From T. H. Huxley 28 September 1871
Castlemount, St. Andrews
Sep. 28. 1871
My dear Darwin
I send herewith a duplicate proof of my article in which I have corrected all the most important printer errors—for your private delectation1 But if you like you can send it on to dear old Hooker when you have read it—2 I have told him what I am about and I know he will chuckle on the slaughter of the Amalekite.3
Knowles (Editor of Contemporary) thinks so much more of the article than I do, that he is going to reserve it for his November number because he says people will have come back to town & he will have had time to ‘blow the trumpet’—4 I am not much given to this sort of thing myself but under the circumstances it is perhaps as well, that people should be made to understand that the gallant Mivart is not going to have it all his own way—5
I am really grieved to find that you have no doubt that the authorship of the Quarterly article, must be attributed to him—6 The internal evidence of the fact seemed to me very strong—and yet I hoped there might be some escape from the conclusion— In it shews that he is one of those people who will write anonymously what they dare not put their names to.
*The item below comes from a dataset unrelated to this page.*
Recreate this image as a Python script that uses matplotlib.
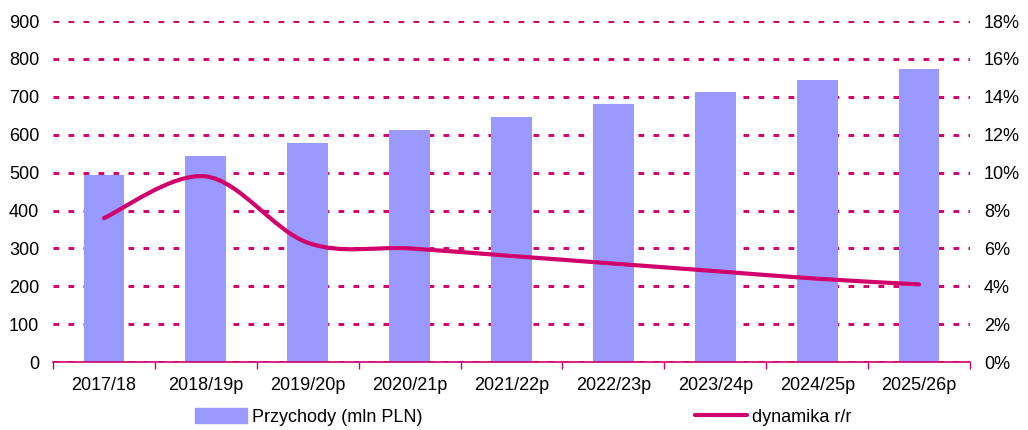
import matplotlib.pyplot as plt
import numpy as np
from matplotlib.path import Path
from matplotlib.patches import PathPatch
from matplotlib.lines import Line2D
from matplotlib.patches import Patch
from matplotlib.ticker import FuncFormatter

# data
years = ["2017/18", "2018/19p", "2019/20p", "2020/21p", "2021/22p",
         "2022/23p", "2023/24p", "2024/25p", "2025/26p"]
revenue = [493, 543, 578, 612, 646, 681, 712, 744, 773]
growth = [7.6, 9.8, 6.3, 6.0, 5.6, 5.2, 4.8, 4.4, 4.1]

magenta = "#D1006B"
violet = "#9999FF"

plt.rcParams['font.family'] = ['Liberation Sans', 'DejaVu Sans']
plt.rcParams['lines.scale_dashes'] = False

fig = plt.figure(figsize=(10.28, 4.30), dpi=100)
ax = fig.add_axes([0.0516, 0.158, 0.892, 0.793])

x = np.arange(len(years))
ax.bar(x, revenue, width=0.40, color=violet, zorder=2)
ax.set_xlim(-0.5, len(years) - 0.5)
ax.set_ylim(0, 900)
ax.set_yticks(np.arange(0, 901, 100))
ax.yaxis.grid(True, color=magenta, linestyle=(0, (4.1, 6.7)), linewidth=2.1, zorder=1)
ax.set_axisbelow(True)

ax.set_xticks(x)
ax.set_xticklabels(years)
ax.set_xticks(np.arange(-0.5, len(years)), minor=True)
ax.tick_params(axis='x', which='major', length=0, pad=11, labelsize=13)
ax.tick_params(axis='x', which='minor', length=5, color=magenta, width=1)
ax.tick_params(axis='y', length=0, pad=10, labelsize=13)
for s in ['top', 'left', 'right']:
    ax.spines[s].set_visible(False)
ax.spines['bottom'].set_color(magenta)
ax.spines['bottom'].set_linewidth(1.2)

ax2 = ax.twinx()
ax2.set_ylim(0, 18)
ax2.set_yticks(np.arange(0, 19, 2))
ax2.yaxis.set_major_formatter(FuncFormatter(lambda v, p: f"{v:.0f}%"))
ax2.tick_params(axis='y', length=0, pad=10, labelsize=13)
for s in ['top', 'left', 'right', 'bottom']:
    ax2.spines[s].set_visible(False)

# smoothed line (Bezier through the points, like a smoothed spreadsheet line)
pts = np.column_stack([x, growth]).astype(float)
ext = np.vstack([pts[0], pts, pts[-1]])
verts = [tuple(pts[0])]
codes = [Path.MOVETO]
for i in range(len(pts) - 1):
    p0, p1, p2, p3 = ext[i], ext[i + 1], ext[i + 2], ext[i + 3]
    c1 = p1 + (p2 - p0) / 6
    c2 = p2 - (p3 - p1) / 6
    verts += [tuple(c1), tuple(c2), tuple(p2)]
    codes += [Path.CURVE4] * 3
ax2.add_patch(PathPatch(Path(verts, codes), facecolor='none', edgecolor=magenta,
                        linewidth=3, capstyle='round', joinstyle='round', zorder=3))

handles = [Patch(color=violet, label="Przychody (mln PLN)"),
           Line2D([0], [0], color=magenta, linewidth=3, solid_capstyle='round',
                  label="dynamika r/r")]
fig.legend(handles=handles, loc='center', bbox_to_anchor=(0.509, 0.03), ncol=2,
           frameon=False, fontsize=13, handlelength=2.9, handleheight=0.9,
           handletextpad=0.3, columnspacing=15.05)

fig.savefig("out.png", dpi=100)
The fact that Mivart is the author of the Quarterly article quite removes some compunction I had before about shewing up his nonsense about Suarez.7
I am very glad you are going to take up his objections in detail, as I have kept pretty clear of that part of the matter believing it better policy to strike hard about those questions which men devoid of special scientific learning can deal with.8
My article is confoundedly long as it is—
Great as you say is the power of misrepresentation.9 But one use of the study of the history of science & of philosophy, is the true faith it brings that the power of misrepresentation great as it is, is of no permanent importance— I brought Jowett’s Plato with me and have been studying the ‘Republic’ in his charming translation10
In the course of the last two thousand years I suppose that some millions of human jackasses have brayed & kicked up their heels at Plato’s ideal— And yet there it is alive & fresh and as helpful & delightful to me as it was to old Thomas More— Now I venture to prophesy that whatever clouds of dust the ‘powers of Doom’ (who is stupidity) may raise about the ‘Origin of Species’—it will remain fresh & helpful to all true students; and two thousand years hence—when my name is known only because it occurs in the ‘origin’ and learned scholars have decided that ‘Darwin’ was not a real person, but the assumed name of a society of distinguished naturalists who, being afraid of the Church, wrote under a pseudonym which is an obvious play upon the old English word ‘Daring’—earnest students will be drawing new ideas from your inspiration—and consoling themselves with the reflection that after all, Truth doesn’t die. ‘Gaudeamus igitur, senes dum sumus’ as the old Bursch-song doesn’t say—11
The wife sends best love to all Harry is all right again and he & the rest are tearing about like mad—because everything is packed up & we start for home tomorrow.12 I never saw such little beggars for enjoying themselves
My wife says golf has greatly improved me & diminished my anterior curvature
Ever Yours faithfully | T. H. Huxley
Sends proof of article for Contemporary Review [18 (1871): 443–76].
Is grieved to hear that Mivart is author of Quarterly Review article. THH thought better of him than that.
Compares the Origin to Plato’s Republic: "it will remain fresh for two thousand years".